Talking Biopolitics began in 2011 with webinars on synthetic biology and assisted reproductive technologies. It continued in 2012 with interviews of Bill McKibben, Dorothy Roberts, and Harriet Washington. We are excited to announce that Talking Biopolitics is back for 2013, featuring conversations with Miriam Zoll, George Estreich, Ruha Benjamin, and Donna Dickenson that are open and free for everyone.
Each of these cutting-edge thinkers has recently published a book that engages with different facets of the challenges raised by human biotechnologies. They address provocative questions about assisted reproduction, personalized medicine, prenatal gene sequencing, stem cell research, and much more.

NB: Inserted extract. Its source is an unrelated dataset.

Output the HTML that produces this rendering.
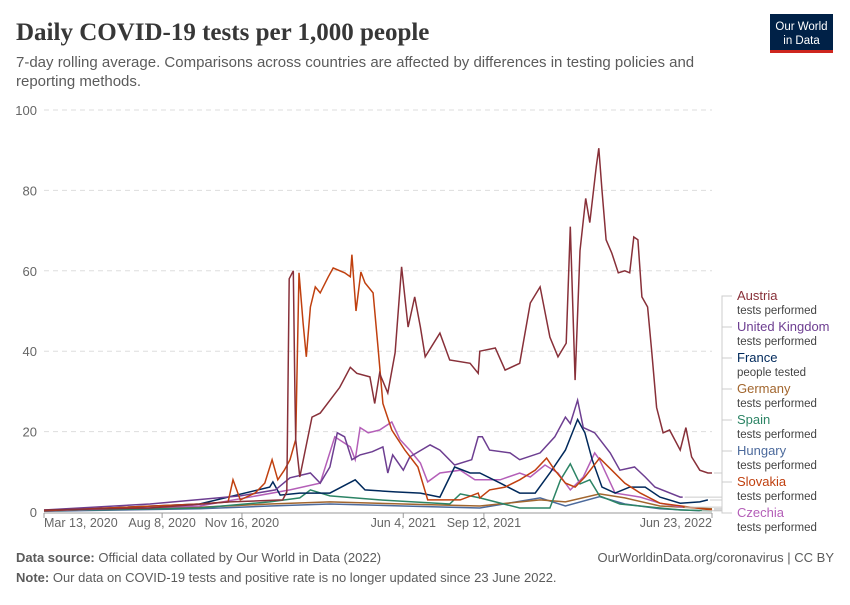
<!DOCTYPE html>
<html><head><meta charset="utf-8"><style>
body{margin:0;background:#fff;width:850px;height:600px;overflow:hidden;font-family:"Liberation Sans",sans-serif}
</style></head><body>
<svg id="chart" width="850" height="600" xmlns="http://www.w3.org/2000/svg" font-family="Liberation Sans, sans-serif">
<text x="16" y="40" font-family="Liberation Serif, serif" font-size="25" font-weight="bold" fill="#373737">Daily COVID-19 tests per 1,000 people</text>
<text x="16" y="67" font-size="15" fill="#5b5b5b">7-day rolling average. Comparisons across countries are affected by differences in testing policies and</text>
<text x="16" y="86" font-size="15" fill="#5b5b5b">reporting methods.</text>
<g>
<rect x="770" y="14" width="63" height="38" fill="#002147"/>
<rect x="770" y="50" width="63" height="3" fill="#ce261e"/>
<text x="801.5" y="30" font-size="11.5" fill="#fff" text-anchor="middle">Our World</text>
<text x="801.5" y="44" font-size="11.5" fill="#fff" text-anchor="middle">in Data</text>
</g>
<g id="grid"></g><g id="series"></g><g id="legend"></g>
<text x="16" y="562" font-size="13" fill="#5b5b5b"><tspan font-weight="bold">Data source:</tspan> Official data collated by Our World in Data (2022)</text>
<text x="834" y="562" font-size="13" fill="#5b5b5b" text-anchor="end">OurWorldinData.org/coronavirus | CC BY</text>
<text x="16" y="582" font-size="13" fill="#5b5b5b"><tspan font-weight="bold">Note:</tspan> Our data on COVID-19 tests and positive rate is no longer updated since 23 June 2022.</text>
</svg>
<script>
const yTicks=[0,20,40,60,80,100];
const xTickDays=[0,145,243,441,540,820];
const xTickLabels=["Mar 13, 2020","Aug 8, 2020","Nov 16, 2020","Jun 4, 2021","Sep 12, 2021","Jun 23, 2022"];
const austriaDays=[0,130,228,293,298,301,306,308,309,314,329,339,363,376,384,400,406,412,422,431,439,447,455,462,468,486,498,523,533,535,554,566,584,597,609,621,631,641,646,652,658,665,670,678,681,685,690,697,705,713,719,724,729,734,741,746,752,760,768,781,788,795,805,815,820];
const austriaVals=[0.5,1,2.5,3,5,58,60,30,18,8.7,23.6,24.6,31,36,34.5,33.6,27,34.5,29.6,39.6,61,46,53.5,46,38.6,44.5,37.8,37,34.5,40,40.8,35.3,37,52,56,43.5,38.6,42,71,32.8,65,78,72,86,90.5,80,67.7,64.4,59.5,60,59.5,68.4,67.7,53.5,51,40,26,19.7,20.4,15.4,21,13.7,10.4,9.7,9.7];
const slovakiaDays=[0,191,226,232,241,259,271,280,287,295,302,309,313,318,322,327,333,339,349,355,369,376,378,383,389,394,404,410,416,427,443,459,471,511,533,535,547,566,584,603,617,627,640,652,664,682,697,713,732,756,820];
const slovakiaVals=[0.3,2,2.5,8,3,4.7,7.2,13,8,10.4,13,18,59.5,47,38.6,51,56,54.5,58.5,60.7,59.5,58.5,64,50,59.7,57,54.5,41,27,20.4,15.4,11.2,3,3,4.7,3.5,5.5,6.2,8,10.4,13.4,10.4,7.2,6.2,8.7,13.4,10.4,7.2,4.7,2.2,0.5];
const ukDays=[0,130,241,284,302,327,339,351,360,369,378,388,403,416,422,428,441,449,474,486,504,525,533,538,547,572,584,609,627,640,646,655,662,676,695,707,725,738,750,781,784];
const ukVals=[0.5,2,4,5.5,8.5,9.7,7.2,11.2,19.7,18.7,13,14.2,15,16.2,9.7,14.2,10.4,13.7,16.7,15.4,11.7,13,18.7,18.7,15.4,14.7,13,14.7,18.7,23.6,22,27.8,21,19.7,14.7,10.4,11.2,8.7,6.2,3.7,3.7];
const franceDays=[0,191,277,281,290,314,351,382,394,431,462,486,504,523,535,560,584,603,621,640,655,664,673,685,701,719,738,756,781,805,815];
const franceVals=[0.3,2,6.2,7.5,4.2,4.7,4.7,8,5.5,5,4.7,3.7,11.2,9.7,9.7,7.2,4.7,4.7,9.7,15.4,23,19.7,13,6.2,4.7,6.2,6.2,3.7,2.2,2.5,3];
const czechiaDays=[0,191,302,339,357,376,382,388,398,412,427,437,449,462,471,486,511,529,535,560,584,597,615,631,646,662,676,682,701,732,756,784];
const czechiaVals=[0.3,1.5,5.5,7.2,18.7,16.2,13,21,19.7,20.4,22.4,18,15.4,12.2,7.5,9.7,10.4,8,8,8,9.7,8.7,11.7,9.7,5.5,8.7,14.7,13,4.7,3.7,2.2,1.2];
const spainDays=[0,191,277,314,327,351,412,498,511,535,584,621,634,646,658,670,682,707,781,820];
const spainVals=[0.3,1,2.5,3.5,5.5,4,3,2,4.5,3.5,1,1,8,12,7,8,4,2,0.5,0.3];
const germanyDays=[0,191,277,351,441,535,609,640,682,713,756,820];
const germanyVals=[0.3,1.2,2,2.5,2,1.5,3,2.5,4.5,3.5,1.5,0.8];
const hungaryDays=[0,191,277,351,441,535,609,640,682,713,756,805];
const hungaryVals=[0.2,0.8,1.5,2,1.5,1,3.5,1.5,3.8,2,0.8,0.3];

const X0=44,X1=712,Y0=512,Y1=110,DMAX=820;
const xs=d=>X0+(d/DMAX)*(X1-X0);
const ys=v=>Y0-(v/100)*(Y0-Y1);
const NS="http://www.w3.org/2000/svg";
function mk(tag,parent){const e=document.createElementNS(NS,tag);parent.appendChild(e);return e;}
const grid=document.getElementById('grid');
yTicks.forEach(t=>{
  if(t>0){const l=mk('line',grid);
  
  
  l.setAttribute('x1',X0);l.setAttribute('x2',X1);l.setAttribute('y1',ys(t));l.setAttribute('y2',ys(t));
  l.setAttribute('stroke','#ddd');l.setAttribute('stroke-dasharray','5,4');}
  const tx=mk('text',grid);
  
  
  tx.setAttribute('x',37);tx.setAttribute('y',ys(t)+5);tx.setAttribute('text-anchor','end');
  tx.setAttribute('font-size','13');tx.setAttribute('fill','#666');tx.textContent=t;
});
const ax=mk('line',grid);


ax.setAttribute('x1',X0);ax.setAttribute('x2',X1);ax.setAttribute('y1',Y0+1);ax.setAttribute('y2',Y0+1);ax.setAttribute('stroke','#999');
xTickDays.forEach((d,i)=>{
  const l=mk('line',grid);
  
  
  l.setAttribute('x1',xs(d));l.setAttribute('x2',xs(d));l.setAttribute('y1',Y0+1);l.setAttribute('y2',Y0+6);l.setAttribute('stroke','#999');
  const t=mk('text',grid);
  
  
  t.setAttribute('x',xs(d));t.setAttribute('y',527);
  t.setAttribute('text-anchor',i===0?'start':(i===xTickDays.length-1?'end':'middle'));
  t.setAttribute('font-size','12.5');t.setAttribute('fill','#666');t.textContent=xTickLabels[i];});

const series=[
 ['hungary',hungaryDays,hungaryVals,'#4c6a9c','Hungary',455],
 ['germany',germanyDays,germanyVals,'#a2662e','Germany',393],
 ['spain',spainDays,spainVals,'#2c8465','Spain',424],
 ['czechia',czechiaDays,czechiaVals,'#b45fb8','Czechia',517],
 ['france',franceDays,franceVals,'#00295b','France',362],
 ['uk',ukDays,ukVals,'#6d3e91','United Kingdom',331],
 ['slovakia',slovakiaDays,slovakiaVals,'#c0400f','Slovakia',486],
 ['austria',austriaDays,austriaVals,'#883039','Austria',300]
];
const sg=document.getElementById('series'),lg=document.getElementById('legend');
series.forEach(s=>{
  const p=mk('path',sg);
  
  
  p.setAttribute('d',s[1].map((d,i)=>(i?'L':'M')+xs(d).toFixed(1)+','+ys(s[2][i]).toFixed(1)).join(''));
  p.setAttribute('fill','none');p.setAttribute('stroke',s[3]);p.setAttribute('stroke-width','1.5');
  const ex=xs(s[1][s[1].length-1]),ey=ys(s[2][s[2].length-1]);
  const c=mk('path',lg);
  
  
  c.setAttribute('d','M'+(ex+2)+','+ey+'L722,'+ey+'L722,'+(s[5]-4)+'L732,'+(s[5]-4));
  c.setAttribute('fill','none');c.setAttribute('stroke','#ccc');
  const t=mk('text',lg);
  
  
  t.setAttribute('x',737);t.setAttribute('y',s[5]);t.setAttribute('font-size','13');t.setAttribute('fill',s[3]);t.textContent=s[4];
  const t2=mk('text',lg);
  
  
  t2.setAttribute('x',737);t2.setAttribute('y',s[5]+14);t2.setAttribute('font-size','11.5');t2.setAttribute('fill','#444');
  t2.textContent=s[0]==='france'?'people tested':'tests performed';
});
</script>
</body></html>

Their work provides invaluable insights into the new biopolitics we need.
The 2013 series kicks off on May 21 with a live web interview by the Center for Genetics and Society’s Associate Executive Director Diane Tober of Miriam Zoll, award-winning writer and international public health and reproductive rights advocate. Miriam’s new book, Cracked Open: Liberty, Fertility and the Pursuit of High Tech Babies, gives a moving and unblinking account of the emotional anguish, health complications, ethical quandaries and financial costs of her own fertility journey. She also delivers vital insights into the consequences of our failure to adequately understand and regulate the business of assisted reproduction. Find more information and RSVP here.
The second event on June 3 features George Estreich, who will be interviewed by the Longmore Institute on Disability’s Emily Beitiks. George’s book, The Shape of the Eye: A Memoir, is an award-winning account of his family and life with daughter Laura, who has Down syndrome. He asks how the new non-invasive fetal gene tests are affecting women’s experiences of pregnancy and childbearing, and how they might change our personal and social feelings about disabilities such as Down syndrome. The Shape of the Eye is a powerful and moving contemplation of what it means to be human and what it means to be different. Find more information and RSVP here.
In the third event on June 25, CGS Executive Director Marcy Darnovsky interviews Ruha Benjamin, assistant professor of Sociology and African American studies at Boston University. Ruha’s new book, People’s Science: Bodies and Rights on the Stem Cell Frontier, delves into stem cell research, arguing that public engagement must be considered in controversial scientific advances. She particularly advocates for the voices of people with disabilities, African Americans, and women, showing that citizens have the power to influence science, and not merely the other way around. Find more information and RSVP here.
On July 16, we hear from author, activist and scholar Donna Dickenson, interviewed by Osagie Obasogie, Senior Fellow at CGS and Associate Professor of Law at the University of California, Hastings. Donna’s new book, Me Medicine vs. We Medicine: Reclaiming Biotechnology for the Common Good, is an essential read for anyone trying to make sense of personalized medicine. She makes a powerful case for taming "me-centeredness" and market domination of medicine, and for renewing our commitments to public health and the common good. Find more information and RSVP here.
Looking forward to the conversations!